With a data warehouse, end-users have flexible access to unprecedented amounts of data that can be analyzed via multiple input and output methods (Agosta, 2000; Chen, Soliman, Mao, & Frolick, 2000). This flexibility requires that users understand the data warehouse’s complex data structures and sophisticated querying and reporting tools (Inmon, 2002). However, because ease-of-use is a key determinant of system usage (Ajzen, 1991), the flexibility that should be a strength can become a detriment when it leads the user to perceive that the system is difficult to use (Davis, 1989; Goodwin, 1987). Thus, flexibility can act as a help or a hindrance depending on the end-user.

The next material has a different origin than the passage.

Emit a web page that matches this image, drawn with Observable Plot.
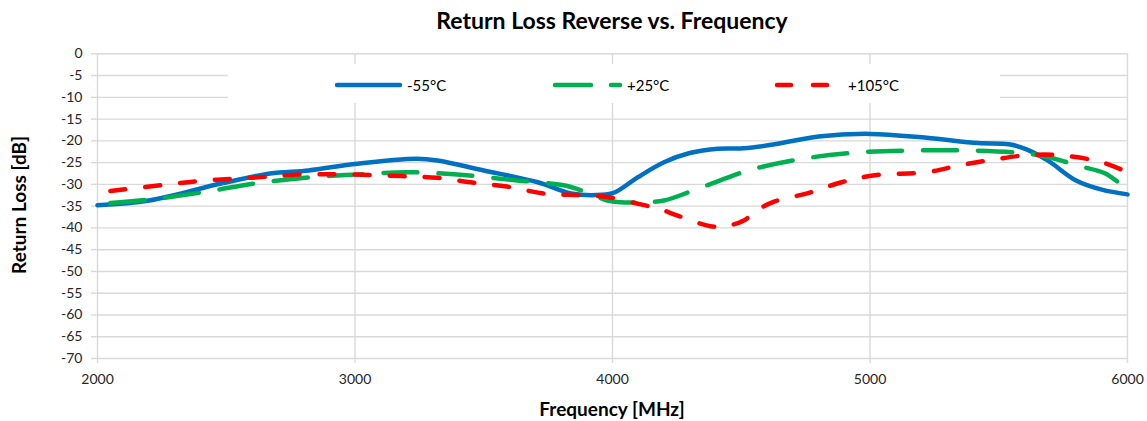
<!DOCTYPE html>
<html><head><meta charset="utf-8">
<script src="https://cdn.jsdelivr.net/npm/d3@7"></script>
<script src="https://cdn.jsdelivr.net/npm/@observablehq/plot@0.6"></script>
<style>
body{margin:0;background:#fff;font-family:Lato,"Open Sans",sans-serif;}
#wrap{position:relative;width:1147px;height:421px;overflow:hidden;background:#fff}
#chart{position:absolute;left:0;top:0}
.lbl{position:absolute;font-weight:bold;color:#000;white-space:nowrap;line-height:1.2}
#title{left:97px;width:1030px;top:6px;text-align:center;font-size:23px;line-height:28px}
#xlab{left:97px;width:1030px;top:397px;text-align:center;font-size:19px;line-height:23px}
#ylab{left:18px;top:205px;font-size:19px;line-height:23px;transform:translate(-50%,-50%) rotate(-90deg)}
#legend{position:absolute;left:228px;top:64px;width:772px;height:39px;background:#fff}
.ltxt{position:absolute;font-size:15px;color:#000;top:74px;line-height:22px}
#legsvg{position:absolute;left:0;top:0}
</style>
</head><body>
<div id="wrap">
  <div id="chart"></div>
  <div id="legend"></div>
  <svg id="legsvg" width="1147" height="421"></svg>
  <div class="ltxt" style="left:407px">-55°C</div>
  <div class="ltxt" style="left:627px">+25°C</div>
  <div class="ltxt" style="left:848px">+105°C</div>
  <div class="lbl" id="title">Return Loss Reverse vs. Frequency</div>
  <div class="lbl" id="xlab">Frequency [MHz]</div>
  <div class="lbl" id="ylab">Return Loss [dB]</div>
</div>
<script>
// ---- data ----
const seriesNames = ["-55°C", "+25°C", "+105°C"];
const seriesColors = ["#0070C0", "#00B050", "#FF0000"];

const freqM55 = [2000,2200,2480,2670,2820,3000,3240,3320,3500,3710,3840,3960,4010,4100,4200,4300,4410,4510,4630,4800,5000,5220,5420,5540,5610,5690,5800,5900,6000];
const rlM55   = [-34.8,-33.7,-29.8,-27.5,-26.8,-25.3,-24.1,-24.5,-26.8,-29.5,-32.1,-32.4,-31.8,-28.3,-24.9,-22.8,-21.8,-21.7,-20.8,-19.0,-18.4,-19.3,-20.5,-20.8,-22.0,-24.5,-29.1,-31.2,-32.3];

const freqP25 = [2050,2200,2410,2620,2840,3020,3200,3410,3630,3810,3890,3980,4030,4120,4200,4340,4540,4750,4970,5170,5380,5590,5690,5820,5910,6000];
const rlP25   = [-34.3,-33.5,-31.8,-29.7,-28.3,-27.7,-27.2,-27.8,-29.1,-30.2,-31.6,-33.7,-34.1,-34.1,-33.7,-30.8,-26.6,-24.0,-22.6,-22.2,-22.2,-22.8,-23.7,-25.9,-27.4,-31.2];

const freqP105 = [2050,2260,2400,2530,2670,2800,2950,3180,3320,3460,3590,3735,3880,3980,4110,4180,4250,4380,4440,4510,4560,4630,4760,4890,5020,5220,5350,5480,5610,5740,5900,6000];
const rlP105   = [-31.5,-30.1,-29.2,-28.7,-28.2,-27.7,-27.7,-28.1,-28.5,-29.6,-30.5,-32.1,-32.5,-32.9,-34.6,-35.6,-37.1,-39.6,-39.6,-38.3,-36.0,-33.9,-32.0,-29.5,-27.9,-27.2,-25.6,-24.3,-23.3,-23.3,-24.9,-27.2];

const xTicks = [2000,3000,4000,5000,6000];
const yTicks = [0,-5,-10,-15,-20,-25,-30,-35,-40,-45,-50,-55,-60,-65,-70];

// ---- build table ----
const toRows = (fs, vs, s) => fs.map((f, i) => ({f, v: vs[i], s}));
const rowsA = toRows(freqM55, rlM55, seriesNames[0]);
const rowsB = toRows(freqP25, rlP25, seriesNames[1]);
const rowsC = toRows(freqP105, rlP105, seriesNames[2]);

const grid = "#d9d9d9";
const chart = Plot.plot({
  width: 1147,
  height: 421,
  marginTop: 53.3,
  marginBottom: 63,
  marginLeft: 97,
  marginRight: 20,
  style: {fontFamily: "Lato, 'Open Sans', sans-serif", fontSize: "14px", color: "#262626", background: "#fff"},
  x: {domain: [2000, 6000]},
  y: {domain: [-70, 0]},
  marks: [
    Plot.gridY(yTicks, {stroke: grid, strokeOpacity: 1, strokeWidth: 1.4}),
    Plot.gridX(xTicks, {stroke: grid, strokeOpacity: 1, strokeWidth: 1.4}),
    Plot.axisY(yTicks, {tickSize: 6, tickPadding: 9, stroke: grid, strokeOpacity: 1, strokeWidth: 1.4, label: null, tickFormat: d => String(d), fill: "#262626"}),
    Plot.axisX(xTicks, {tickSize: 5, tickPadding: 11, stroke: grid, strokeOpacity: 1, strokeWidth: 1.4, label: null, tickFormat: d3.format("d"), fill: "#262626"}),
    Plot.line(rowsA, {x: "f", y: "v", stroke: seriesColors[0], strokeWidth: 4.5, curve: "catmull-rom", strokeLinecap: "round"}),
    Plot.line(rowsB, {x: "f", y: "v", stroke: seriesColors[1], strokeWidth: 4.5, curve: "catmull-rom", strokeLinecap: "round", strokeDasharray: "34 21"}),
    Plot.line(rowsC, {x: "f", y: "v", stroke: seriesColors[2], strokeWidth: 4.5, curve: "catmull-rom", strokeLinecap: "round", strokeDasharray: "15 20"})
  ]
});
document.getElementById("chart").appendChild(chart);

// ---- legend swatches ----
const ls = d3.select("#legsvg");
const sw = [
  {x1: 337, x2: 400, dash: null},
  {x1: 555, x2: 620, dash: "36 20"},
  {x1: 777, x2: 827, dash: "14 22"}
];
sw.forEach((d, i) => {
  ls.append("line").attr("x1", d.x1).attr("x2", d.x2).attr("y1", 85).attr("y2", 85)
    .attr("stroke", seriesColors[i]).attr("stroke-width", 4.5).attr("stroke-linecap", "round")
    .attr("stroke-dasharray", d.dash);
});
</script>
</body></html>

In order to maximize organizational performance, companies must maximize the performance of their employees. Because both stable and dynamic personal characteristics can have a strong impact on job performance (Ng, Eby, Sorensen, & Feldman, 2005), it is important to have a better understanding of how personal characteristics impact data warehouse usage. Identifying those end-users who would find the data warehouse’s flexibility as a help rather than a hindrance would be of interest to managers seeking to maximize the use of their data warehouse. Two characteristics that are thought to affect information systems (IS) perceptions and usage are user experience and user gender. Experienced individuals typically outperform their less experienced counterparts (Staples, Hulland, & Higgins, 1999), and this is generally the case in IS adoption as well (Venkatesh & Morris, 2000).
With regard to gender, a substantial body of early research found that men tend to have an advantage over women in IS experience, perceptions and usage (Fetler, 1985; Morrow, Prell, & McElroy, 1986). However, these early findings have been criticized for methodological and interpretive weaknesses (Adam, Howcroft, & Richardson, 2004; Ahuja, 2002), and some recent IS research has reported diminishing differences between genders (Morris, Venkatesh, & Ackerman, 2005).
Thus, the purpose of the present paper is to explore the impact of these two personal characteristics, experience and gender, on the central perceptions that impact data warehouse use.